Von Stuelpnagel came to the performing arts through the visual arts (his mother designs museum exhibits) and has had a theatrical journey from Boston to New York, including teaching at Fordham along the way.

Von Stuelpnagel first became interested in directing after studying visual arts and graphic design at Carnegie Mellon for a year. He had done shows in high schools and realized that he preferred the performing arts, which are more collaborative, to the visual arts, which he admitted were often “lonely.” The collaborative experience of the performing arts drew him into the theatrical world because he enjoyed “letting an event unfold in a certain way and having [the work] be a collaborative enterprise between artists.”

He realized that theater also offered a wider range of what kinds of senses, emotions and vehicles artists can use to construct their craft.

“Because you’re employing the audience’s imagination, you actually have a much wider palate of ideas or tools to pull on or draw from to create an experiential interaction,” he said.

After a few years in Boston, von Stuelpnagel moved to New York through the Williamstown Theatre Festival in Massachusetts. He began as an assistant director, working with such prolific New York stage directors as Mark Brokaw, Nicholas Martin, Darko Tresnjak and Anna D. Shapiro.

While assistant directing around the city, he directed any chance he got. Jason Pizzarello, an alumnus of Fordham’s playwriting program, recommended von Stuelpnagel to Matthew Maguire, head of Fordham’s theater program. Von Stuelpnagel began directing plays as part of the playwriting program, which allows professional directors to work with aspiring playwrights to hone their crafts.

In the fall of 2010, Maguire invited von Stuelpnagel to direct The Way of the World by William Congreve as part of the theater department’s mainstage season, an experience that von Stuelpnagel enjoyed immensely.
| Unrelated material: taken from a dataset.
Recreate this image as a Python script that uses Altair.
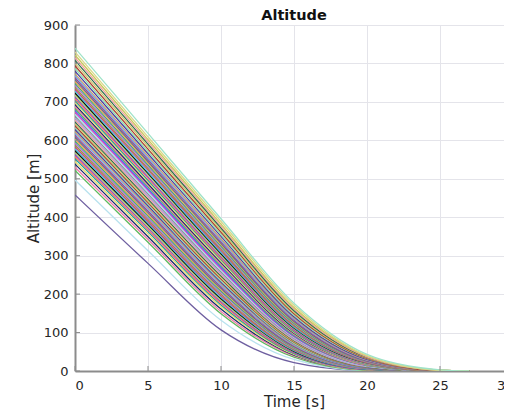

“I discovered how much I really liked working with the students there,” he said “The student body at Fordham is full of ambition and full of creativity, and not afraid to challenge each other with the discussion of what they find to be important to them artistically. That was really a wonderful environment to find myself in, and I wanted to be part of that conversation.”
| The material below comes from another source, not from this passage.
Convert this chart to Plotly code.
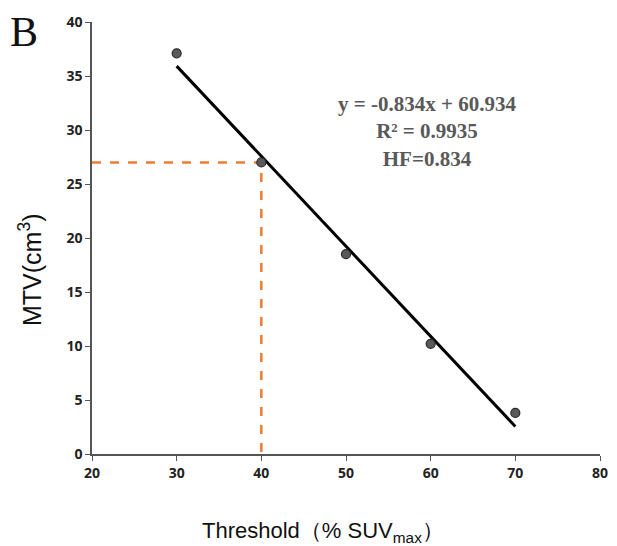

His experience directing a mainstage show encouraged von Stuelpnagel to pursue teaching, and he began teaching both Invitation to Theater and Senior Audition 2, a career transition type of class for acting majors.

Although his other commitments have precluded his teaching the past couple of semesters, he admitted, “I’ve loved the time that I’ve had there.”
Von Stuelpnagel serves as the artistic director of Studio 42, which is dedicated to producing plays that are “unproducible,” which means those “that are too big or too nontraditional in structure or too complicated or fantastical that other people seem to get nervous about.”
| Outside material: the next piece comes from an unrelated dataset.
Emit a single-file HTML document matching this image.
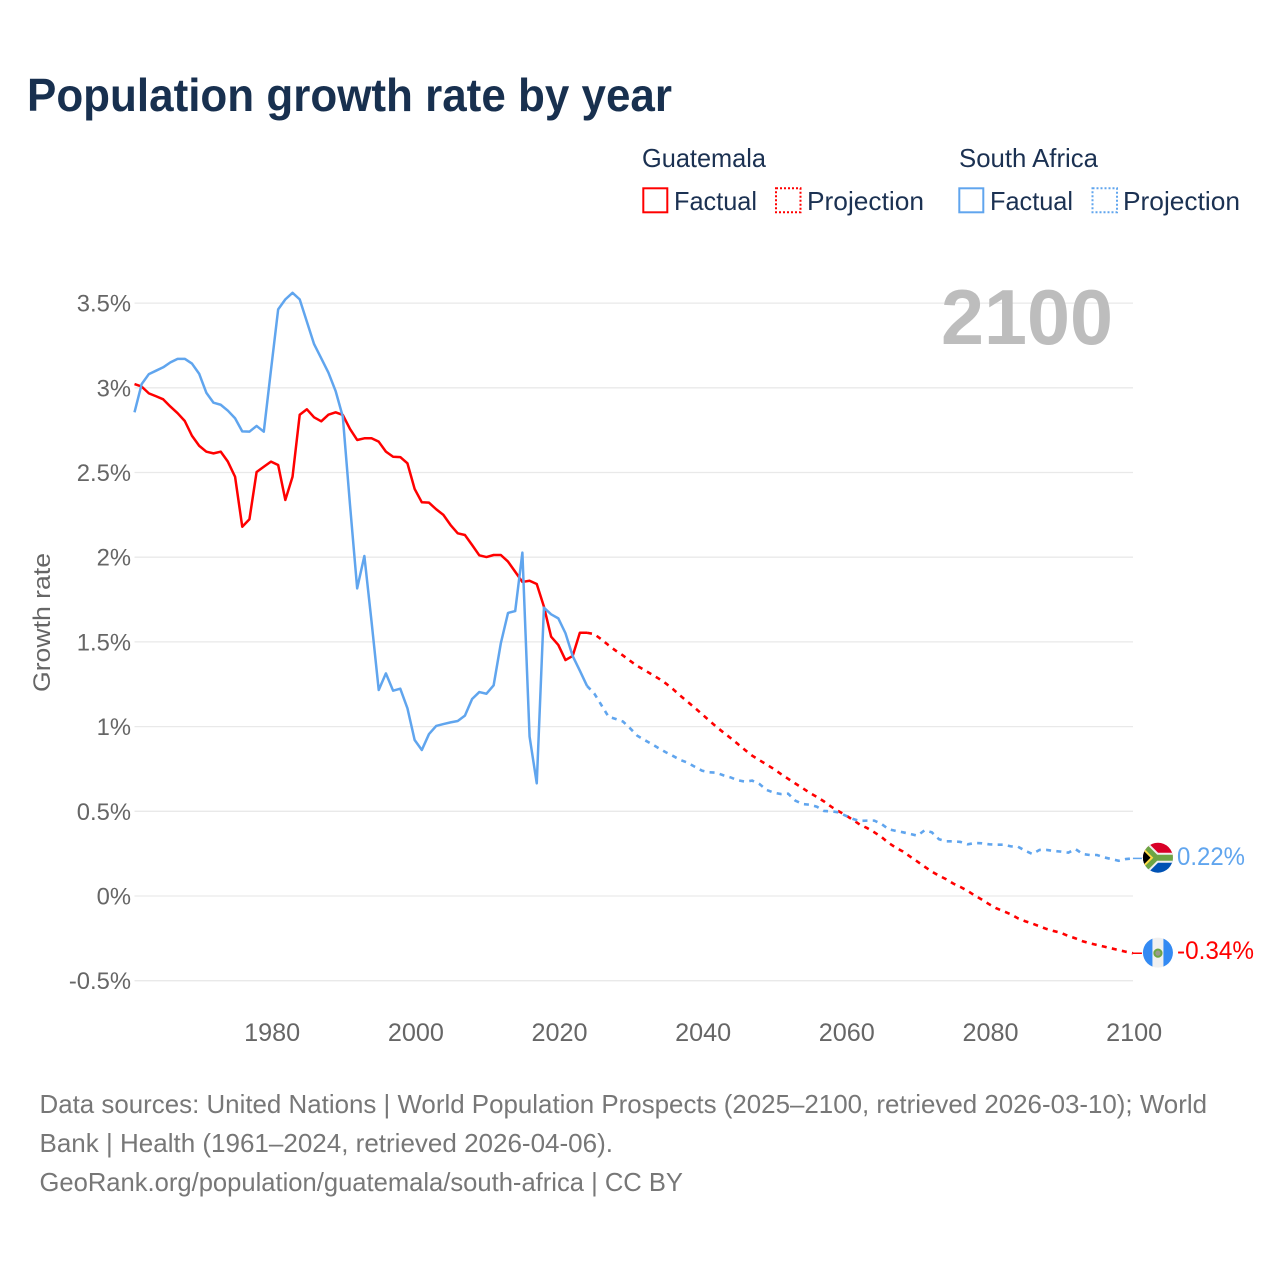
<!DOCTYPE html>
<html lang="en">
<head>
<meta charset="utf-8">
<title>Population growth rate by year</title>
<style>
html,body{margin:0;padding:0;background:#fff;}
svg{display:block;font-family:"Liberation Sans",sans-serif;}
.leg{font-size:26px;fill:#1b3152;}
.foot{font-size:26px;fill:#777;}
.ytick{font-size:23.8px;fill:#666;}
.xtick{font-size:25.2px;fill:#666;}
</style>
</head>
<body>
<svg id="chart" width="1280" height="1280" viewBox="0 0 1280 1280" xmlns="http://www.w3.org/2000/svg">
  <defs>
    <clipPath id="flag-clip"><circle cx="0" cy="0" r="15"></circle></clipPath>
  </defs>
  <text x="27" y="111" font-size="46" font-weight="700" fill="#18304f" textLength="645" lengthAdjust="spacingAndGlyphs">Population growth rate by year</text>

  <g>
    <text class="leg" x="642" y="167" textLength="124" lengthAdjust="spacingAndGlyphs">Guatemala</text>
    <g>
      <rect x="643.3" y="188.3" width="24" height="24" fill="none" stroke="#ff0000" stroke-width="2"></rect>
      <text class="leg" x="674" y="210" textLength="83" lengthAdjust="spacingAndGlyphs">Factual</text>
    </g>
    <g>
      <rect x="776" y="188.3" width="24.5" height="24" fill="none" stroke="#ff0000" stroke-width="2" stroke-dasharray="2 2"></rect>
      <text class="leg" x="807" y="210" textLength="117" lengthAdjust="spacingAndGlyphs">Projection</text>
    </g>
    <text class="leg" x="959" y="167" textLength="139" lengthAdjust="spacingAndGlyphs">South Africa</text>
    <g>
      <rect x="959.3" y="188.3" width="24" height="24" fill="none" stroke="#60a5ee" stroke-width="2"></rect>
      <text class="leg" x="990" y="210" textLength="83" lengthAdjust="spacingAndGlyphs">Factual</text>
    </g>
    <g>
      <rect x="1092.5" y="188.3" width="24.5" height="24" fill="none" stroke="#60a5ee" stroke-width="2" stroke-dasharray="2 2"></rect>
      <text class="leg" x="1123" y="210" textLength="117" lengthAdjust="spacingAndGlyphs">Projection</text>
    </g>
  </g>

  <g id="grid"></g>
  <g id="y-ticks"></g>
  <g id="x-ticks"></g>
  <text transform="translate(50,692) rotate(-90)" font-size="24.5" fill="#666" textLength="139" lengthAdjust="spacingAndGlyphs">Growth rate</text>
  <text x="941" y="344" font-size="78" font-weight="700" fill="#bdbdbd" textLength="172" lengthAdjust="spacingAndGlyphs">2100</text>

  <g id="series"></g>

  <g id="flag-south-africa">
    <g clip-path="url(#flag-clip)">
      <rect x="-16" y="-16" width="32" height="16" fill="#d80027"></rect>
      <rect x="-16" y="0" width="32" height="16" fill="#0052b4"></rect>
      <path d="M-16,-14 L-2,0 L-16,14 M-2,0 L16,0" fill="none" stroke="#f0f0f0" stroke-width="10"></path>
      <path d="M-16,-14 L-2,0 L-16,14 M-2,0 L16,0" fill="none" stroke="#6da544" stroke-width="6"></path>
      <polygon points="-16,-10 -6,0 -16,10" fill="#000" stroke="#ffda44" stroke-width="2"></polygon>
    </g>
  </g>
  <g id="flag-guatemala">
    <g clip-path="url(#flag-clip)">
      <rect x="-16" y="-16" width="32" height="32" fill="#f0f0f0"></rect>
      <rect x="-16" y="-16" width="10.5" height="32" fill="#338af3"></rect>
      <rect x="5.5" y="-16" width="10.5" height="32" fill="#338af3"></rect>
      <circle cx="0" cy="0.5" r="3.6" fill="#9a9a8c" stroke="#6da544" stroke-width="2"></circle>
    </g>
  </g>
  <text id="value-south-africa" x="1177" y="865" font-size="25" fill="#60a5ee" textLength="68" lengthAdjust="spacingAndGlyphs"></text>
  <text id="value-guatemala" x="1177" y="959" font-size="25" fill="#ff0000" textLength="77" lengthAdjust="spacingAndGlyphs"></text>

  <g>
    <text class="foot" x="39.5" y="1113" textLength="1167.5" lengthAdjust="spacingAndGlyphs">Data sources: United Nations | World Population Prospects (2025–2100, retrieved 2026-03-10); World</text>
    <text class="foot" x="39.5" y="1152" textLength="573.5" lengthAdjust="spacingAndGlyphs">Bank | Health (1961–2024, retrieved 2026-04-06).</text>
    <text class="foot" x="39.5" y="1191" textLength="643.5" lengthAdjust="spacingAndGlyphs">GeoRank.org/population/guatemala/south-africa | CC BY</text>
  </g>
</svg>
<script>
const yTickValues = [3.5, 3, 2.5, 2, 1.5, 1, 0.5, 0, -0.5];
const yTickLabels = ['3.5%', '3%', '2.5%', '2%', '1.5%', '1%', '0.5%', '0%', '-0.5%'];
const xTickYears = [1980, 2000, 2020, 2040, 2060, 2080, 2100];

const factualYears = [1961,1962,1963,1964,1965,1966,1967,1968,1969,1970,1971,1972,1973,1974,1975,1976,1977,1978,1979,1980,1981,1982,1983,1984,1985,1986,1987,1988,1989,1990,1991,1992,1993,1994,1995,1996,1997,1998,1999,2000,2001,2002,2003,2004,2005,2006,2007,2008,2009,2010,2011,2012,2013,2014,2015,2016,2017,2018,2019,2020,2021,2022,2023,2024];
const projectionYears = [2024,2025,2026,2027,2028,2029,2030,2031,2032,2033,2034,2035,2036,2037,2038,2039,2040,2041,2042,2043,2044,2045,2046,2047,2048,2049,2050,2051,2052,2053,2054,2055,2056,2057,2058,2059,2060,2061,2062,2063,2064,2065,2066,2067,2068,2069,2070,2071,2072,2073,2074,2075,2076,2077,2078,2079,2080,2081,2082,2083,2084,2085,2086,2087,2088,2089,2090,2091,2092,2093,2094,2095,2096,2097,2098,2099,2100];

const guatemalaFactual = [3.022,3.007,2.967,2.95,2.932,2.889,2.85,2.804,2.717,2.658,2.623,2.613,2.623,2.564,2.475,2.18,2.224,2.503,2.534,2.564,2.544,2.338,2.475,2.841,2.873,2.826,2.802,2.841,2.855,2.84,2.757,2.692,2.702,2.702,2.682,2.623,2.593,2.591,2.554,2.403,2.324,2.322,2.283,2.25,2.19,2.141,2.131,2.072,2.011,2.001,2.013,2.013,1.974,1.914,1.854,1.861,1.842,1.708,1.531,1.482,1.393,1.417,1.554,1.554];
const southAfricaFactual = [2.855,3.022,3.081,3.101,3.121,3.15,3.171,3.171,3.143,3.083,2.971,2.912,2.9,2.865,2.82,2.743,2.741,2.775,2.741,3.105,3.463,3.522,3.561,3.522,3.39,3.258,3.174,3.089,2.981,2.829,2.31,1.816,2.007,1.62,1.216,1.314,1.212,1.224,1.108,0.921,0.862,0.956,1.004,1.015,1.025,1.033,1.065,1.163,1.204,1.194,1.244,1.492,1.671,1.682,2.027,0.941,0.665,1.702,1.663,1.639,1.551,1.417,1.33,1.24];
const guatemalaProjection = [1.554,1.546,1.515,1.48,1.448,1.42,1.388,1.358,1.334,1.308,1.283,1.254,1.22,1.182,1.147,1.111,1.074,1.036,0.999,0.965,0.932,0.897,0.862,0.828,0.802,0.776,0.75,0.72,0.692,0.664,0.637,0.609,0.585,0.558,0.527,0.501,0.477,0.45,0.421,0.401,0.376,0.348,0.313,0.285,0.262,0.232,0.203,0.173,0.144,0.12,0.099,0.073,0.053,0.03,0.002,-0.022,-0.049,-0.073,-0.09,-0.108,-0.132,-0.149,-0.163,-0.179,-0.195,-0.207,-0.218,-0.236,-0.25,-0.267,-0.279,-0.289,-0.299,-0.309,-0.319,-0.329,-0.338];
const southAfricaProjection = [1.24,1.196,1.127,1.058,1.045,1.03,0.99,0.946,0.921,0.897,0.872,0.848,0.826,0.803,0.787,0.763,0.74,0.73,0.728,0.712,0.7,0.683,0.675,0.681,0.661,0.626,0.61,0.602,0.604,0.563,0.543,0.539,0.527,0.502,0.5,0.494,0.474,0.455,0.443,0.445,0.445,0.425,0.394,0.384,0.376,0.366,0.356,0.388,0.376,0.335,0.323,0.323,0.319,0.305,0.313,0.311,0.305,0.303,0.303,0.293,0.291,0.267,0.248,0.272,0.272,0.266,0.262,0.256,0.277,0.248,0.242,0.242,0.228,0.218,0.208,0.218,0.222];

const SVG_NS = 'http://www.w3.org/2000/svg';
const RED = '#ff0000';
const BLUE = '#60a5ee';
const xScale = function (year) { return 134.5 + (year - 1961) * 7.183; };
const yScale = function (value) { return 896 - value * 169.4; };

function make(tag, attrs, parent) {
  const el = document.createElementNS(SVG_NS, tag);
  Object.keys(attrs).forEach(function (k) { el.setAttribute(k, attrs[k]); });
  parent.appendChild(el);
  return el;
}
function linePath(years, values) {
  return years.map(function (year, i) {
    return (i ? 'L' : 'M') + xScale(year).toFixed(2) + ',' + yScale(values[i]).toFixed(2);
  }).join(' ');
}

const gridGroup = document.getElementById('grid');
const yTickGroup = document.getElementById('y-ticks');
const xTickGroup = document.getElementById('x-ticks');
const seriesGroup = document.getElementById('series');

yTickValues.forEach(function (value, i) {
  const line = make('line', { x1: 134.5, x2: 1133, y1: yScale(value), y2: yScale(value), stroke: '#e9e9e9', 'stroke-width': 1.3 }, gridGroup);
  
  
  const label = make('text', { x: 131, y: yScale(value) + 8.5, 'text-anchor': 'end', class: 'ytick' }, yTickGroup);
  
  
  label.textContent = yTickLabels[i];
});

xTickYears.forEach(function (year) {
  const label = make('text', { x: xScale(year) + 1.2, y: 1041, 'text-anchor': 'middle', class: 'xtick' }, xTickGroup);
  
  
  label.textContent = String(year);
});

const redFactualLine = make('path', { d: linePath(factualYears, guatemalaFactual), fill: 'none', stroke: RED, 'stroke-width': 2.5, 'stroke-linejoin': 'round' }, seriesGroup);



const redProjectionLine = make('path', { d: linePath(projectionYears, guatemalaProjection), fill: 'none', stroke: RED, 'stroke-width': 2.6, 'stroke-dasharray': '5 5.3' }, seriesGroup);



const blueFactualLine = make('path', { d: linePath(factualYears, southAfricaFactual), fill: 'none', stroke: BLUE, 'stroke-width': 2.5, 'stroke-linejoin': 'round' }, seriesGroup);



const blueProjectionLine = make('path', { d: linePath(projectionYears, southAfricaProjection), fill: 'none', stroke: BLUE, 'stroke-width': 2.6, 'stroke-dasharray': '5 5.3' }, seriesGroup);



const lastYear = projectionYears[projectionYears.length - 1];
const lastRed = guatemalaProjection[guatemalaProjection.length - 1];
const lastBlue = southAfricaProjection[southAfricaProjection.length - 1];

const redConnector = make('line', { x1: xScale(lastYear), x2: xScale(lastYear) + 9, y1: yScale(lastRed), y2: yScale(lastRed), stroke: RED, 'stroke-width': 1.5 }, seriesGroup);



const blueConnector = make('line', { x1: xScale(lastYear), x2: xScale(lastYear) + 9, y1: yScale(lastBlue), y2: yScale(lastBlue), stroke: BLUE, 'stroke-width': 1.5 }, seriesGroup);



document.getElementById('flag-south-africa').setAttribute('transform', 'translate(' + (xScale(lastYear) + 25) + ',' + (yScale(lastBlue) - 0.7) + ')');
document.getElementById('flag-guatemala').setAttribute('transform', 'translate(' + (xScale(lastYear) + 25) + ',' + (yScale(lastRed) - 0.6) + ')');

const blueValue = document.getElementById('value-south-africa');
blueValue.textContent = lastBlue.toFixed(2) + '%';
blueValue.setAttribute('y', yScale(lastBlue) + 6.5);
const redValue = document.getElementById('value-guatemala');
redValue.textContent = lastRed.toFixed(2) + '%';
redValue.setAttribute('y', yScale(lastRed) + 5.5);
</script>
</body>
</html>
He admitted that Studio 42 “has given me a great little corner of the market” and encouraged him to work on shows like Verité (opened at LCT3 Feb. 18) and Hand to God (opening at the Booth Theatre April 7), which are being performed this spring.

These shows have something in common, though.

“I think the kind of plays that I am drawn to are the ones where we can laugh about our own suffering,” he said. “To really be alive as a human being means to acknowledge how difficult it is to be fully in ourselves or to face our own limitations in whatever way.”

Verité, which deals with a stay-at-home mom and struggling author who has to make her memoir riveting enough for her publisher to consider publishing it, and Hand to God, which concerns a boy who joins a Christian puppet ministry only to have his puppet become possessed, each have this kind of outlook on life.
Hand to God, which begins previews on March 14 before an April 7 opening night, has been a journey for von Stuelpnagel, from directing its off-off-Broadway premier, to its off-Broadway transfer, to Broadway itself. He claimed that this has been a surreal experience.

“Our billboard went up last week, and it was just unbelievable,” he said. “It’s just getting more and more real.”

His Broadway debut was not a short journey, though.

“A career moves in fits and starts; that’s what they mean by ‘right place, right time,’” he said. “You can slog through your career forever and then suddenly, very suddenly something can explode.”

Working in the New York theater community for a number of years has taught von Stuelpnagel always to look for new things in the performing arts.

“Sometimes the most exciting projects are not always the most widely publicized,” he said. “The more you seek out, the more there is to find. There’s a lot to discover and discovery is part of the experience.”

This attitude of discovery has drawn producers to plays directed by von Stuelpnagel. In 2011, a discovery led producers to find Hand to God, and almost four years later, it has found the bright lights of Broadway.